After the forcible christening of the Sámi people that took place during the 1800's, the noaidi and the noaidevuohta was considered sinful and evil. Irrespective of this, the noaidevuohta continued undercover. The noaidi now called him- or herself "guvllar," "buorideaddji" (healer) "diehti" (one who knows), and "oaidnu" (clairvoyant). Those who carry this heritage are extremely important to the old tradition and they have a critical role in the dissemination of the traditional knowledge.
A noaidi has the ability to listen and see beyond the appearance of all things, and to understand their true nature. Thus the noaidi is a seer.
A shaman/noaidi is a disseminator of knowledge, and also an artist, seer and lecturer in addition to being a healer.
A peculiar feature of the Sámi noaidevuohta is the use of the Sámi drum. The Sámi drum is used for drum journeys, but also for questioning and predictions.

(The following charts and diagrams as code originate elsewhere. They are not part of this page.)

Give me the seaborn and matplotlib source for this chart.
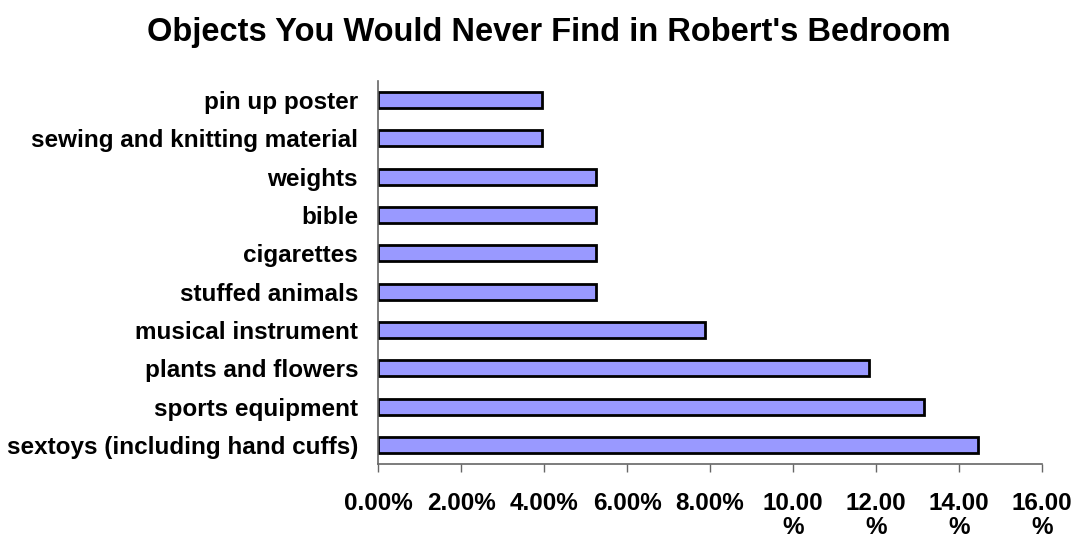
import matplotlib
matplotlib.use("Agg")
import matplotlib.pyplot as plt
import seaborn as sns
import pandas as pd
from matplotlib.ticker import FuncFormatter

objects = [
    "pin up poster",
    "sewing and knitting material",
    "weights",
    "bible",
    "cigarettes",
    "stuffed animals",
    "musical instrument",
    "plants and flowers",
    "sports equipment",
    "sextoys (including hand cuffs)",
]
share = [3.95, 3.95, 5.26, 5.26, 5.26, 5.26, 7.89, 11.84, 13.16, 14.47]

df = pd.DataFrame({"object": objects, "share": share})

sns.set_style("white")
plt.rcParams["font.family"] = ["Liberation Sans", "DejaVu Sans"]
plt.rcParams["font.weight"] = "bold"
plt.rcParams["text.color"] = "black"
plt.rcParams["xtick.color"] = "black"
plt.rcParams["ytick.color"] = "black"

fig = plt.figure(figsize=(10.81, 5.45), dpi=100)
ax = fig.add_axes([0.3497, 0.1486, 0.6142, 0.7028])

sns.barplot(data=df, x="share", y="object", orient="h", color="#9999ff",
            edgecolor="black", linewidth=2, width=0.42, saturation=1, ax=ax)

ax.set_xlim(0, 16)
ax.set_xticks(range(0, 17, 2))


def fmt(v, pos):
    if v >= 10:
        return f"{v:.2f}\n%"
    return f"{v:.2f}%"


ax.xaxis.set_major_formatter(FuncFormatter(fmt))
ax.tick_params(axis="x", direction="out", length=6, width=1, color="#666666",
               labelcolor="black", labelsize=17.5, pad=14, bottom=True)
ax.tick_params(axis="y", length=0, labelcolor="black", labelsize=17.5, pad=14.4)
for lab in ax.get_xticklabels() + ax.get_yticklabels():
    lab.set_fontweight("bold")
    lab.set_linespacing(1.08)

for side in ["top", "right"]:
    ax.spines[side].set_visible(False)
for side in ["left", "bottom"]:
    ax.spines[side].set_color("#666666")
    ax.spines[side].set_linewidth(1.2)

ax.set_xlabel("")
ax.set_ylabel("")
fig.text(0.508, 0.94, "Objects You Would Never Find in Robert's Bedroom",
         fontsize=23.5, fontweight="bold", ha="center", va="center", color="black")

plt.savefig("out.png", dpi=100)
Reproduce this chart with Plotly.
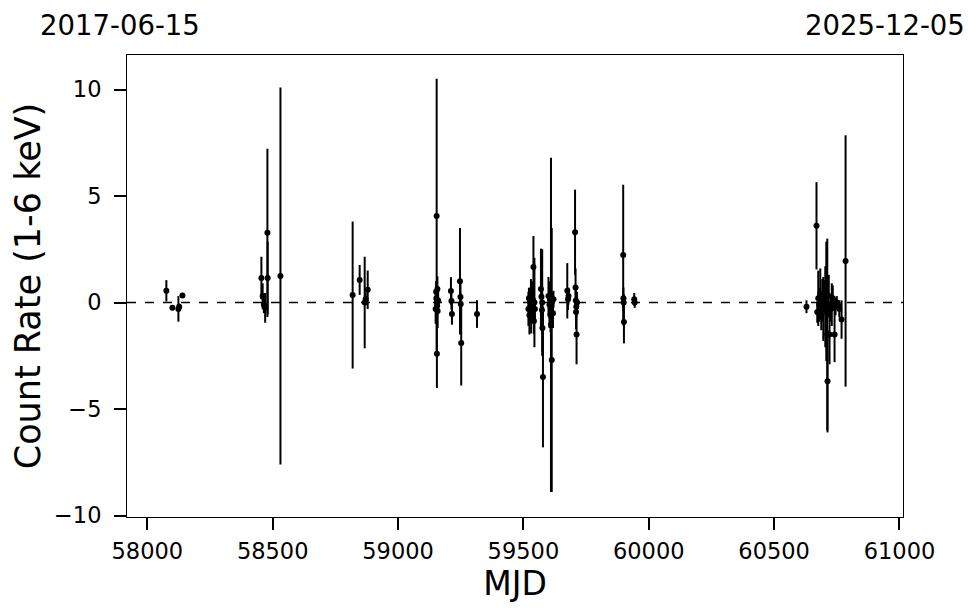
import plotly.graph_objects as go

# ---- data ----
mjd = [
    58076, 58100, 58124, 58127, 58140,
    58455, 58460, 58465, 58470, 58479, 58480, 58531,
    58819, 58847, 58867, 58871, 58879,
    59150, 59152, 59153, 59154, 59155, 59156, 59157, 59158, 59155, 59160,
    59211, 59213, 59215, 59247, 59249, 59250, 59252, 59315,
    59520, 59522, 59524, 59526, 59528, 59530, 59531, 59533, 59535, 59540, 59542, 59544, 59546,
    59570, 59572, 59574, 59576, 59578, 59575,
    59600, 59604, 59606, 59608, 59610, 59613, 59614, 59618, 59620,
    59675, 59678, 59680, 59706, 59708, 59709, 59710, 59712, 59714, 59711,
    59898, 59899, 59900, 59901, 59942, 59944,
    60629, 60669, 60672, 60676, 60680, 60684, 60688, 60692, 60696, 60700, 60704, 60708,
    60712, 60713, 60718, 60721, 60726, 60730, 60734, 60741, 60745, 60750, 60755, 60760, 60769, 60785,
]
rate = [
    0.55, -0.25, -0.3, -0.2, 0.33,
    1.15, 0.3, -0.1, -0.25, 3.27, 1.15, 1.24,
    0.35, 1.06, 0.0, 0.17, 0.6,
    -0.3, 0.5, 0.2, 4.06, 0.0, -0.15, 0.63, -0.4, -2.41, 0.1,
    0.54, 0.07, -0.54, 1.0, 0.26, -0.07, -1.9, -0.54,
    -0.3, 0.2, -0.6, 0.05, -0.2, 0.3, -0.45, -0.15, 0.1, 1.67, -0.87, 0.0, -0.3,
    0.63, 0.27, -0.35, -1.2, -3.5, 0.0,
    0.3, -0.1, 0.15, -0.6, -1.05, -2.7, 0.0, -0.5, 0.15,
    0.55, 0.15, 0.3, 3.3, 0.7, 0.1, -0.45, -1.5, 0.0, -0.2,
    2.23, 0.2, 0.0, -0.92, 0.15, 0.0,
    -0.2, 3.6, -0.45, 0.2, -0.1, 0.4, -0.6, 0.1, -0.3, 0.25, -0.2, 0.05,
    -1.5, -3.7, 0.3, -1.5, -0.3, -0.1, 0.2, -1.5, -0.2, 0.0, -0.1, -0.3, -0.8, 1.95,
]
err = [
    0.5, 0.1, 0.6, 0.15, 0.12,
    1.0, 0.6, 0.4, 0.7, 3.95, 1.7, 8.85,
    3.45, 0.7, 2.15, 0.3, 0.9,
    0.7, 0.5, 0.8, 6.45, 0.9, 0.6, 0.6, 0.8, 1.6, 0.5,
    0.65, 0.4, 0.5, 2.5, 0.7, 0.5, 2.0, 0.65,
    0.8, 0.5, 0.9, 0.6, 0.7, 0.8, 1.0, 0.5, 0.9, 1.45, 0.6, 2.1, 0.5,
    1.9, 0.6, 0.9, 1.1, 3.3, 2.5,
    0.9, 1.1, 0.6, 0.8, 7.85, 6.2, 0.5, 0.7, 0.4,
    1.3, 0.5, 0.4, 2.0, 0.9, 0.6, 0.8, 1.4, 0.5, 0.5,
    3.3, 0.5, 0.4, 1.0, 0.3, 0.25,
    0.3, 2.05, 0.5, 1.3, 0.8, 1.2, 0.7, 1.0, 1.5, 0.8, 1.9, 2.8,
    4.5, 2.4, 1.0, 1.4, 0.6, 1.0, 0.6, 1.3, 0.4, 0.3, 0.2, 0.4, 0.9, 5.9,
]

x_ticks = [58000, 58500, 59000, 59500, 60000, 60500, 61000]
y_ticks = [-10, -5, 0, 5, 10]
date_labels = ["2017-06-15", "2025-12-05"]
x_range = [57919, 61014]
y_range = [-10.07, 11.62]
x_title = "MJD"
y_title = "Count Rate (1-6 keV)"

FONT = "DejaVu Sans"

# page body has an 8px margin, so the figure is sized to fit inside the window
W, H = 964, 597
L, R, T, B = 119, 69, 47, 88
pw, ph = W - L - R, H - T - B

fig = go.Figure()
fig.add_trace(go.Scatter(
    x=mjd, y=rate, mode="markers",
    marker=dict(color="black", size=6),
    error_y=dict(type="data", array=err, visible=True, color="black",
                 thickness=2, width=0),
    showlegend=False,
))

fig.add_hline(y=0, line=dict(color="black", width=1.5, dash="dash"))

date_y = 1 + (T - 17) / ph
fig.add_annotation(text=date_labels[0], xref="paper", yref="paper",
                   x=(30 - L) / pw, y=date_y, xanchor="left", yanchor="middle",
                   showarrow=False, font=dict(family=FONT, size=27.5, color="black"))
fig.add_annotation(text=date_labels[1], xref="paper", yref="paper",
                   x=(959 - L) / pw, y=date_y, xanchor="right", yanchor="middle",
                   showarrow=False, font=dict(family=FONT, size=27.5, color="black"))

axis_common = dict(showline=True, linecolor="black", linewidth=1, mirror=True,
                   ticks="outside", ticklen=12, tickwidth=1.5, tickcolor="black",
                   showgrid=False, zeroline=False, automargin=False,
                   tickfont=dict(family=FONT, size=22.5, color="black"))

fig.update_xaxes(range=x_range, tickvals=x_ticks, ticktext=[str(v) for v in x_ticks],
                 ticklabelstandoff=2,
                 title=dict(text=x_title, font=dict(family=FONT, size=33, color="black"), standoff=6),
                 **axis_common)
fig.update_yaxes(range=y_range, tickvals=y_ticks, ticklabelstandoff=8,
                 title=dict(text=y_title, font=dict(family=FONT, size=35, color="black"), standoff=6),
                 **axis_common)

fig.update_layout(width=W, height=H,
                  margin=dict(l=L, r=R, t=T, b=B, pad=0),
                  plot_bgcolor="white", paper_bgcolor="white",
                  font=dict(family=FONT, color="black"))

fig.write_html("out.html")
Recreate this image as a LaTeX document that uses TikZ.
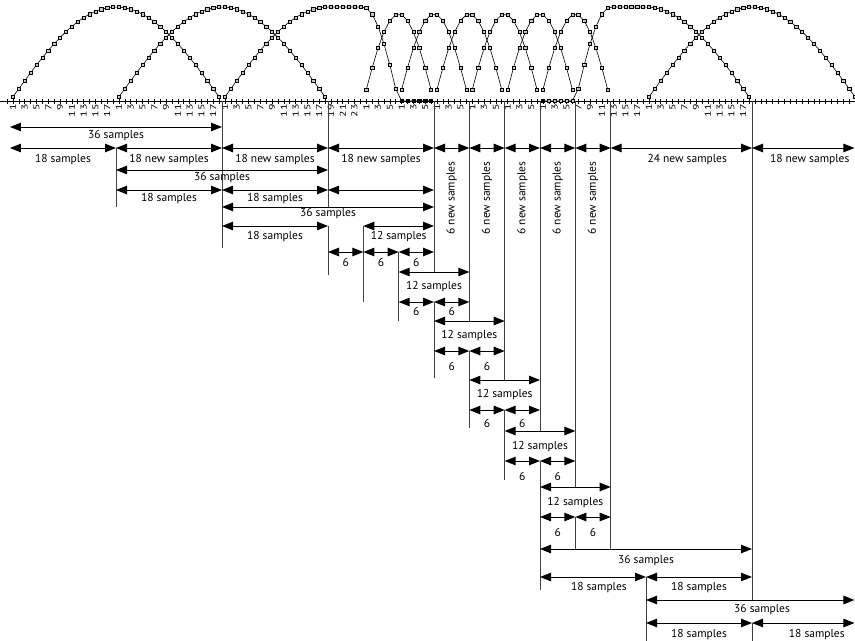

A shaman/noaidi became typically chosen by the community. The people in the community became aware of the abilities of the person, and they stated that this person was a shaman. Shamanic abilities can be transmitted from one shaman to another. That can happen through heredity, or it can happen by one shaman's appointing a successor or "colleague." It is noteworthy that courses and instructions in Shamanism were also held in old times.
Frequently, ancestor spirits make a human aware of his or her abilities by creating disturbances, for example by giving the future shaman a mental disorder. Through the disease can the new shaman become aware of his or her gifts and calling as a shaman.
Shamans, for example the Sámi noaidi, have traditionally refrained from announcing their practice and their abilities. The shaman lived in close community with the other people in the village or siida. Today, the shaman does not necessarily live in the traditional surroundings in the close community. Therefore the shaman lives in a context where many do not know him or her from before. Then it may be necessary for the shaman to announce his/her ability and practice.